Nieuwe ver­eniging wil film­huizen zicht­baar­der maken

De fijnmazige filmvertoningsinfrastructuur van Nederland wordt geroemd tot ver over de grenzen. Maar de filmhuizen voelen zich niet gezien door overheden. Om effectief lobby te voeren en kennis te delen is de Vereniging voor Filmhuizen (VVF) opgericht. Binnen drie maanden tijd meldden zich 58 leden.

“Vooral tijdens de coronaperiode hebben filmhuizen gemerkt wat het effect is van hun onzichtbaarheid”, zegt Dick Smits van Filmkenniscentrum, de drijvende kracht achter de oprichting van de VVF. “De steunmaatregelen golden in eerste instantie alleen voor leden van het Nederlands Film Overleg, de grote gesubsidieerde filmtheaters. En op Rijks- en gemeenteniveau worden filmhuizen ook niet gezien, hoewel ze in beleidsstukken altijd worden geroemd om hun rol in participatie, regionalisering, inclusie en noem maar op.”

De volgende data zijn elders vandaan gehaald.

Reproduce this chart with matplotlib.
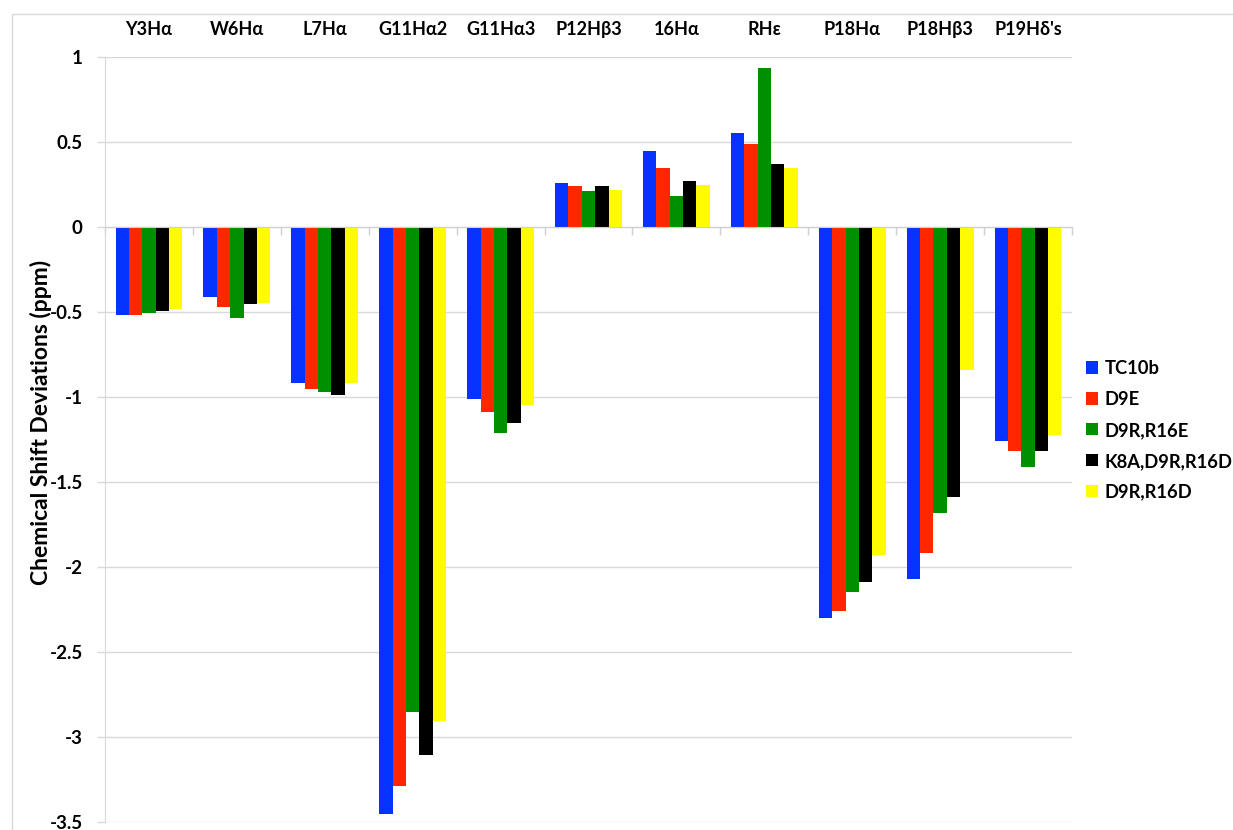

Nederland telt zo’n 170 filmhuizen die één of twee keer per week een film vertonen. Ze zijn vooral gelokaliseerd in kleinere gemeenten waar verder niet veel aanbod is en vervullen behalve een culturele ook een maatschappelijke functie. Smits: “Als in Amsterdam The Movies dreigt om te vallen is de wereld te klein. Maar daar spring je op de fiets of neem je de tram voor twee haltes en ben je bij het volgende theater. Als in Oldenzaal het filmhuis stopt dan is moet je met de belbus, een sprinter en nog eens een bus om een alternatief te vinden.”

De nieuwe vereniging ging begin dit jaar van start en telt inmiddels 58 leden. “Zo’n 40% daarvan is ook lid van de Nederlandse Vereniging voor Bioscopen en Filmtheaters”, volgens Smits. “De VVF is dan ook niet tegen de oude brancheorganisatie, maar bij de NVBF hebben ze minder verstand van kleine filmhuizen die geheel draaien op vrijwilligers. Een hot item voor de komende tijd is de digitaliseringsslag die filmhuizen moeten gaan maken omdat steeds minder films worden uitgebracht op Blu-ray of DVD. Het is prettig om regelmatig bij elkaar te komen en kennis uit te wisselen.”